EyeShootWideOpen wrote:
....... having that little boat in the middle (of nowhere)
is the story I was trying to tell .......
I find it amusing that it's NOT the middle of nowhere.
There is an industrial scene on the horizon. The boat
is at the exact 1/2 way point on the horizon, and the
industrial plant is at the exact 1/2 way point between
the boat the the frame edge.
If I were working on it, and it had even barely enuf
resolution, I'd zoom in to nearly pixel level and edit
the industrial plant for some contrast and sharpness
to give it some "pull" in the image, cuz there's also
a story here called "middle of nowhere - not really" !

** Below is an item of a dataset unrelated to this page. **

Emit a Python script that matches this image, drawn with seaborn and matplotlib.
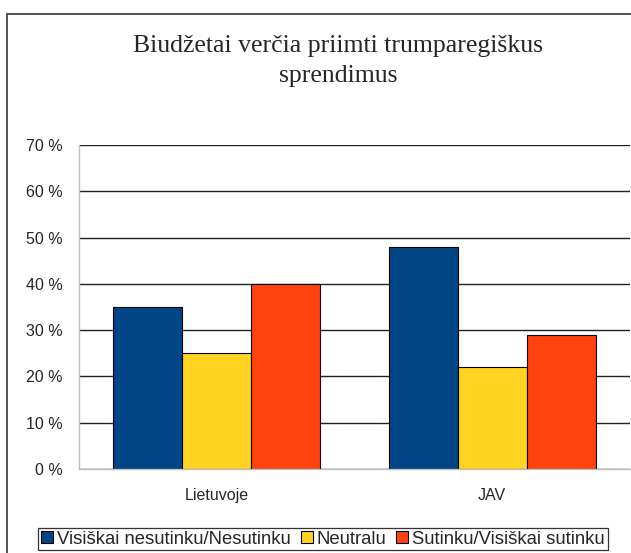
import matplotlib
matplotlib.use("Agg")
import matplotlib.pyplot as plt
from matplotlib.patches import Rectangle
from matplotlib.ticker import FuncFormatter, FixedLocator
import pandas as pd
import seaborn as sns

categories = ["Lietuvoje", "JAV"]
series = ["Visiškai nesutinku/Nesutinku", "Neutralu", "Sutinku/Visiškai sutinku"]
values = {
    "Visiškai nesutinku/Nesutinku": [35, 48],
    "Neutralu": [25, 22],
    "Sutinku/Visiškai sutinku": [40, 29],
}
colors = ["#004586", "#FFD320", "#FF420E"]
title = "Biudžetai verčia priimti trumparegiškus\nsprendimus"

rows = []
for s in series:
    for c, v in zip(categories, values[s]):
        rows.append({"category": c, "series": s, "value": v})
df = pd.DataFrame(rows)

sns.set_style("white")
plt.rcParams["font.family"] = ["Liberation Sans", "DejaVu Sans"]

fig = plt.figure(figsize=(6.31, 5.53), dpi=100)
ax = fig.add_axes([79 / 631, 1 - 469 / 553, 551 / 631, 324 / 553])

sns.barplot(data=df, x="category", y="value", hue="series", order=categories,
            hue_order=series, palette=colors, width=0.75, edgecolor="black",
            linewidth=0.8, saturation=1, ax=ax, legend=True)

ax.set_xlim(-0.5, 1.5)
ax.set_ylim(0, 70)
ax.set_yticks(range(0, 71, 10))
ax.yaxis.set_major_formatter(FuncFormatter(lambda v, p: f"{int(v)} %"))
ax.grid(axis="y", color="#222222", linewidth=1)
ax.set_axisbelow(True)
ax.set_xlabel("")
ax.set_ylabel("")

ax.tick_params(axis="y", which="major", length=5, color="#b0b0b0", labelsize=11.5, pad=7)
ax.tick_params(axis="x", which="major", length=0, labelsize=11.5, pad=14)
ax.xaxis.set_minor_locator(FixedLocator([-0.5, 0.5, 1.5]))
ax.tick_params(axis="x", which="minor", length=5, color="#b0b0b0", direction="out")

for side in ["top", "right"]:
    ax.spines[side].set_visible(False)
for side in ["left", "bottom"]:
    ax.spines[side].set_color("#c0c0c0")
    ax.spines[side].set_linewidth(1)

ax.legend_.remove()
handles = [Rectangle((0, 0), 1, 1, facecolor=c, edgecolor="black", linewidth=0.8) for c in colors]
leg = fig.legend(handles, series, loc="center", bbox_to_anchor=(323 / 631, 1 - 539 / 553),
                 ncol=3, frameon=True, fancybox=False, fontsize=13.3,
                 handlelength=0.65, handleheight=0.65, handletextpad=0.2,
                 columnspacing=0.55, borderpad=0.15, borderaxespad=0)
leg.get_frame().set_edgecolor("black")
leg.get_frame().set_linewidth(0.9)

fig.text(338 / 631, 1 - 61 / 553, title, ha="center", va="center", fontsize=18.5,
         family=["Liberation Serif", "DejaVu Serif"], linespacing=1.5)

frame = Rectangle((7 / 631, -0.2), 1.2, 0.2 + 1 - 14 / 553, transform=fig.transFigure,
                  fill=False, edgecolor="#333333", linewidth=1.2, clip_on=False)
fig.patches.append(frame)

fig.savefig("out.png", dpi=100)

BTW, ATM I'm in a seaside summer resort town but
it's quiet, cuz February in the frozen northeast. It's
no ordinary summer destination. Summer houses,
and some of the year-round houses, are huge and
belong to the elite of the planet. Soooo .... the art
works in the shops are rather large cuz the houses
can "swallow" that. Point is, there are scenes very
much like your boat-in-nowhere image, printed at
about 50x50 inches, turning a wall into "window"
with a view of an outdoor summer scene. IOW the
boat image with its great empty expanses would be
terrific printed 50"x50" but just looks like a second
rate novice compositional error at too small a scale.
So above we have a missing element concerning all
these guidelines for visual arrangement. What may
just die on a laptop screen or as a modest framed
print could be perfect as mural or really large print.
There's more to all this than meets the eye LOL ! ! !
Punning aside, there is also what meets the mind.
A small print is an object, and is placed in [some]
environment. OTOH a huge print or a mural IS the
environment and details within the image become
the objects placed within. On a small print, details
are just "decorations" on/of the object/print. Scale
alters context, which affects what meets the mind.
Maybe all this is covered in that linked book that
appears to have both psychological and visual arts
oriented contributors, from some university.
Again, as example, same shot, cropped for small
scale as "an object" or for large scale like a mural.
The mural crop printed about 18 inches would just
look like a shot in need of cropping. But as a foggy
environment, printed at least the size of a window,
it becomes a place hather than an object.